I blogged about the deadly Myanmar cyclone earlier this week: Myanmar cyclone death toll tops 10,000. My wife urged me to update everyone on the issue, because we really have no clue about this level of destruction and death.
As you probably have already inferred from the title of this blog, top diplomats now think the death toll will reach 100,000 people; largely because of a lack of safe drinking water. Drinking water! Something we take for granted. To put this in perspective, it would take thirty-three September 11th attacks to approximately equal this kind of death toll. Thirty-three! The Jerusalem Post reports:
Only a handful of UN aid workers had been let into the impoverished Southeast Asian country, which the government has kept isolated for five decades to maintain its iron-fisted control. The US and other countries rushed supplies to the region, but most of it was being held outside Myanmar while awaiting the junta’s permission to deliver it.
Entire villages in the Irrawaddy delta were still submerged from Saturday’s storm, and bloated corpses could be seen stuck in the mangroves. Some survivors stripped clothes off the dead.
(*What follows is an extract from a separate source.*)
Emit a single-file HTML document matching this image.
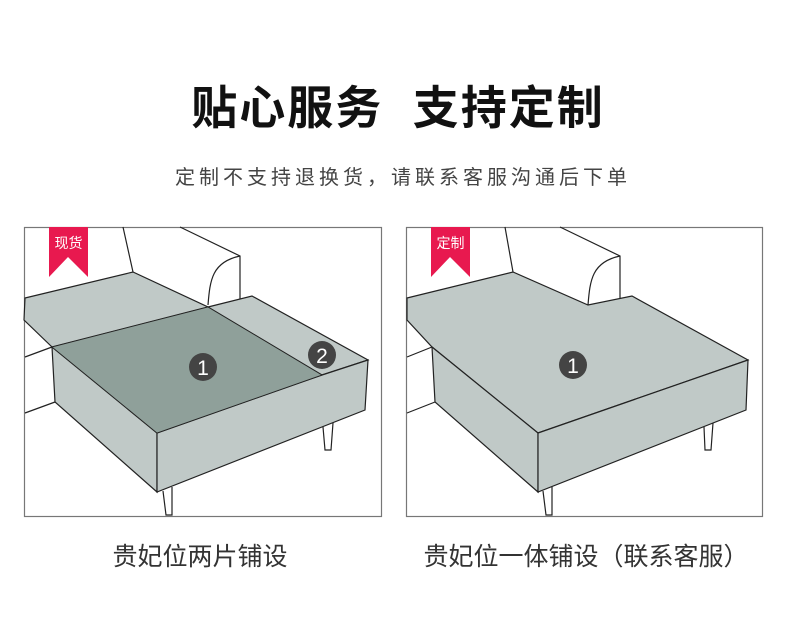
<!DOCTYPE html>
<html><head><meta charset="utf-8"><style>
body{margin:0;background:#fff;width:790px;height:623px;overflow:hidden;font-family:"Liberation Sans","Noto Sans CJK SC",sans-serif;}
.t{position:absolute;left:0;width:790px;text-align:center;color:#111;}
</style></head><body>
<div class="t" style="top:72px;left:3px;font-size:46px;font-weight:bold;letter-spacing:2px;">贴心服务&nbsp;&nbsp;支持定制</div>
<div class="t" style="top:161px;left:8px;font-size:20px;color:#444;letter-spacing:4px;">定制不支持退换货，请联系客服沟通后下单</div>
<svg width="790" height="623" style="position:absolute;left:0;top:0" font-family="Liberation Sans,Noto Sans CJK SC,sans-serif">
<g stroke="#222" stroke-width="1.2" fill="none">
<!-- LEFT -->
<rect x="24.5" y="227.5" width="357" height="289" stroke="#777"/>
<path d="M123 227 L133 272 M180 227 L240 256 L240 299 M208 305 C210 280 212 262 240 256"/>
<path d="M25 357 L52 347 M25 413 L55 402"/>
<polygon points="25,298 133,272 208,307 52,347 24,320" fill="#c0c9c7"/>
<polygon points="208,307 252,296 368,360 322,375" fill="#c0c9c7"/>
<polygon points="52,347 157,433 157,492 55,402" fill="#c0c9c7"/>
<polygon points="157,433 322,375 368,360 365,410 157,492" fill="#c0c9c7"/>
<polygon points="52,347 208,307 322,375 157,433" fill="#8fa09a" stroke-width="0.8"/>
<path d="M163 491 L166 515 L172 515 L172 487 M323 427 L325 450 L331 450 L333 423"/>
<!-- RIGHT -->
<rect x="406.5" y="227.5" width="356" height="289" stroke="#777"/>
<path d="M505 227 L513 272 M560 227 L620 256 L620 299 M588 305 C590 280 592 262 620 256"/>
<path d="M407 357 L432 347 M407 413 L435 402"/>
<polygon points="407,298 513,272 588,305 632,296 748,360 538,433 432,347 407,320" fill="#c0c9c7"/>
<polygon points="432,347 538,433 538,492 435,402" fill="#c0c9c7"/>
<polygon points="538,433 748,360 746,410 538,492" fill="#c0c9c7"/>
<path d="M543 491 L546 515 L552 515 L552 487 M704 427 L705 450 L711 450 L713 423"/>
</g>
<polygon points="49,227 88,227 88,277 68,257 49,277" fill="#e8194f"/>
<text x="68.5" y="248" font-size="14" fill="#fff" text-anchor="middle">现货</text>
<polygon points="431,227 470,227 470,277 450,257 431,277" fill="#e8194f"/>
<text x="450.5" y="248" font-size="14" fill="#fff" text-anchor="middle">定制</text>
<circle cx="203" cy="367" r="14" fill="#444"/><text x="203" y="375" font-size="21" fill="#fff" text-anchor="middle">1</text>
<circle cx="322" cy="355" r="14" fill="#444"/><text x="322" y="363" font-size="21" fill="#fff" text-anchor="middle">2</text>
<circle cx="573" cy="365" r="14" fill="#444"/><text x="573" y="373" font-size="21" fill="#fff" text-anchor="middle">1</text>
<text x="200" y="565" font-size="25" fill="#333" text-anchor="middle">贵妃位两片铺设</text>
<text x="586" y="565" font-size="25" fill="#333" text-anchor="middle">贵妃位一体铺设（联系客服）</text>
</svg>
</body></html>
People wailed as they described the horror of the torrent swept ashore by the cyclone.
“I don’t know what happened to my wife and young children,” said Phan Maung, 55, who held onto a coconut tree until the water level dropped. By then his family was gone.
A spokesman for the UN Children’s Fund said its staff in Myanmar reported seeing many people huddled in rude shelters and children who had lost their parents.
“There’s widespread devastation. Buildings and health centers are flattened and bloated dead animals are floating around, which is an alarm for spreading disease. These are massive and horrific scenes,” Patrick McCormick said at UNICEF offices in New York.
Myanmar’s state media said Cyclone Nargis killed at least 22,980 people and left 42,119 missing.
American diplomat Shari Villarosa, who heads the US Embassy in Yangon, said the number of dead could eventually exceed 100,000 because safe food and water were scarce and unsanitary conditions widespread.
The situation is “increasingly horrendous,” she said in a telephone call to reporters. “There is a very real risk of disease outbreaks.”
A few shops reopened in the Irrawaddy delta, but they were quickly overwhelmed by desperate people, said Paul Risley, a spokesman for the UN World Food Program in Bangkok, Thailand, quoting his agency’s workers in the area.
“Fistfights are breaking out,” he said.
A Yangon resident who returned to the city from the delta area said people were drinking coconut water because there was no safe drinking water. He said many people were on boats using blankets as sails.
In my previous post, Myanmar cyclone death toll tops 10,000, I posted a letter from WorldVision with links so that you can help out and give directly to this cause if you feel led to do so. Continue to keep the people of Myanmar in your prayers.